Pasal 53 ini merupakan kelanjutan yang tidak dapat dipisahkan dengan Pasal 52. Ketika Pasal 53 dihapus, berarti Pasal 52 tidak dapat dioperasionalkan karena Pasal 52 mengatur tentang pentahapan pemeriksaan perusakan hutan mulai dari PN, PT hingga MA yang operasionalisasinya diatur dalam Pasal 52 tersebut. Jadi, penghapusan Pasal 53 terkesan dilakukan secara “ugal-ugalan” karena sebenarnya penghapusan itu menegasikan Pasal 52 UU P3H ini, padahal faktanya Pasal 52 masih tetap dipertahankan.
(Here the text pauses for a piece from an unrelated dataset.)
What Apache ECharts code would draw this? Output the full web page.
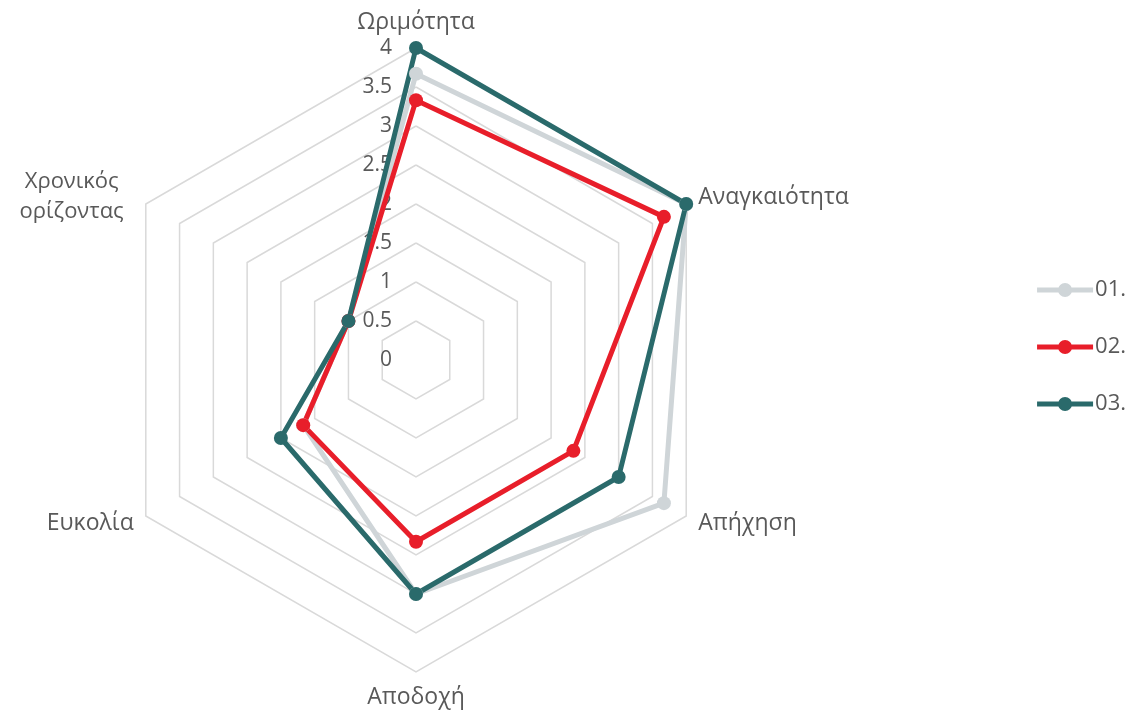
<!DOCTYPE html>
<html lang="el">
<head>
    <meta charset="UTF-8">
    <title>radar</title>
    <script src="https://cdn.jsdelivr.net/npm/echarts@6/dist/echarts.min.js"></script>
</head>
<body style="margin:0">
<div id="main" style="width:1144px;height:718px"></div>

<script>
    // δεδομένα (σειρά δεξιόστροφα από πάνω)
    var indicators = ['Ωριμότητα', 'Αναγκαιότητα', 'Απήχηση', 'Αποδοχή', 'Ευκολία', 'Χρονικός ορίζοντας'];
    var maxValue = 4;
    var names = ['01.', '02.', '03.'];
    var colors = ['#cfd5d8', '#e81e2a', '#2a6a6b'];
    var s01 = [3.67, 4, 3.67, 3, 1.67, 1];
    var s02 = [3.33, 3.67, 2.33, 2.33, 1.67, 1];
    var s03 = [4, 4, 3, 3, 2, 1];
    var values = [s01, s02, s03];

    // το radar της echarts πάει αριστερόστροφα, οπότε αντιστρέφω τη σειρά
    function order(arr) {
        var out = [arr[0]];
        for (var i = arr.length - 1; i > 0; i--) out.push(arr[i]);
        return out;
    }

    var myChart = echarts.init(document.getElementById('main'));

    var ind = [];
    var ordered = order(indicators);
    for (var i = 0; i < ordered.length; i++) {
        var o = {name: ordered[i], min: 0, max: maxValue};
        if (i === 0) {
            o.axisLabel = {show: true};
        }
        ind.push(o);
    }

    // εικονίδιο υπομνήματος: γραμμή με κύκλο
    var legendIcon = 'path://M0,4.5L21.46,4.5L21.46,9.5L0,9.5Z' +
        'M34.54,4.5L56,4.5L56,9.5L34.54,9.5Z' +
        'M21,7A7,7 0 1 1 35,7A7,7 0 1 1 21,7Z';

    var series = [];
    for (var k = 0; k < names.length; k++) {
        series.push({
            name: names[k],
            type: 'radar',
            symbol: 'circle',
            symbolSize: 14,
            itemStyle: {color: colors[k]},
            lineStyle: {color: colors[k], width: 5},
            data: [{value: order(values[k]), name: names[k]}]
        });
    }

    var option = {
        color: colors,
        textStyle: {fontFamily: 'Open Sans'},
        legend: {
            orient: 'vertical',
            right: 13,
            top: 274,
            itemGap: 35,
            itemWidth: 56,
            itemHeight: 14,
            icon: legendIcon,
            textStyle: {fontSize: 22, color: '#595959', padding: [0, 0, 0, -3]},
            data: names
        },
        radar: {
            center: [416, 360],
            radius: 312,
            startAngle: 90,
            splitNumber: 8,
            shape: 'polygon',
            indicator: ind,
            axisName: {
                color: '#595959',
                fontSize: 23,
                formatter: function (v) {
                    if (v === 'Χρονικός ορίζοντας') {
                        return '{c|Χρονικός}\n{c|ορίζοντας}';
                    }
                    return v;
                },
                rich: {
                    c: {width: 124, align: 'center', fontSize: 22, color: '#595959', lineHeight: 30, fontFamily: 'Open Sans'}
                }
            },
            nameGap: 14,
            axisLine: {show: false},
            axisTick: {show: false},
            axisLabel: {show: false, color: '#595959', fontSize: 21, margin: 24, fontFamily: 'Open Sans'},
            splitLine: {lineStyle: {color: '#d9d9d9', width: 1.5}},
            splitArea: {show: false}
        },
        series: series
    };

    myChart.setOption(option);
</script>
</body>
</html>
Begitu ungkap Prof Suteki.

Kedua, Yusril mengungkapkan hukum acara perbaikan UU yang telah diketok DPR, dinomori dan diteken Presiden, melalui mekanisme koordinasi dan rapat bersama.

“Presiden (bisa diwakili Menko Polhukam, Menkumham, atau Mensesneg) dan Pimpinan DPR dapat mengadakan rapat memperbaiki salah ketik seperti itu,” begitu ujarnya.

Pertanyaannya, darimana sumber hukum acara perbaikan dalam proses pembentukan peraturan perundang-undangan sebagaimana disebutkan Yusril diatas ?

Jika merujuk UU Nomor 12 tahun 2011 sebagaimana diubah dengan UU Nomor 15 tahun 2019, tidak ada norma hukum pembentukan peraturan perundang-undangan dengan mekanisme rapat ulang antara pemerintah dan DPR untuk memperbaiki UU yang telah diketok DPR, dinomori dan diteken Presiden.

Padahal, sumber hukum yang diakui secara formil sebagai hukum acara pembentukan peraturan perundang-undangan sebagai konsekuensi asas legalitas, adalah UU Nomor 12 tahun 2011 sebagaimana diubah dengan UU Nomor 15 tahun 2019 tentang pembentukan peraturan perundang-undangan.

Ketiga, yang paling bisa dipahami dari sejumlah pernyataan Yusril adalah upaya melegitimasi kesalahan agar Presiden tak perlu membatalkan UU dimaksud, agar DPR tak perlu melakukan pembahasan ulang, agar aspirasi rakyat yang menolak UU ini menjadi terkunci, karena UU ini oleh Yusril telah distempel sah dan berlaku.

Padahal, Yusril bisa bicara tentang kesalahan tersebut akan berkonsekuensi pembatalan UU di MK. Atau Yusril bisa bicara tentang peluang penerbitan Perppu oleh Presiden untuk mengoreksi kesalahan.

Yang jelas, penulis jadi teringat pameo lama yang menyebutkan : “Pendapat itu bergantung pada Pendapatan”. Semoga, bukan hal ini yang melatarbelakangi tulisan yang dibuat Prof Yusril Ihza Mahendra.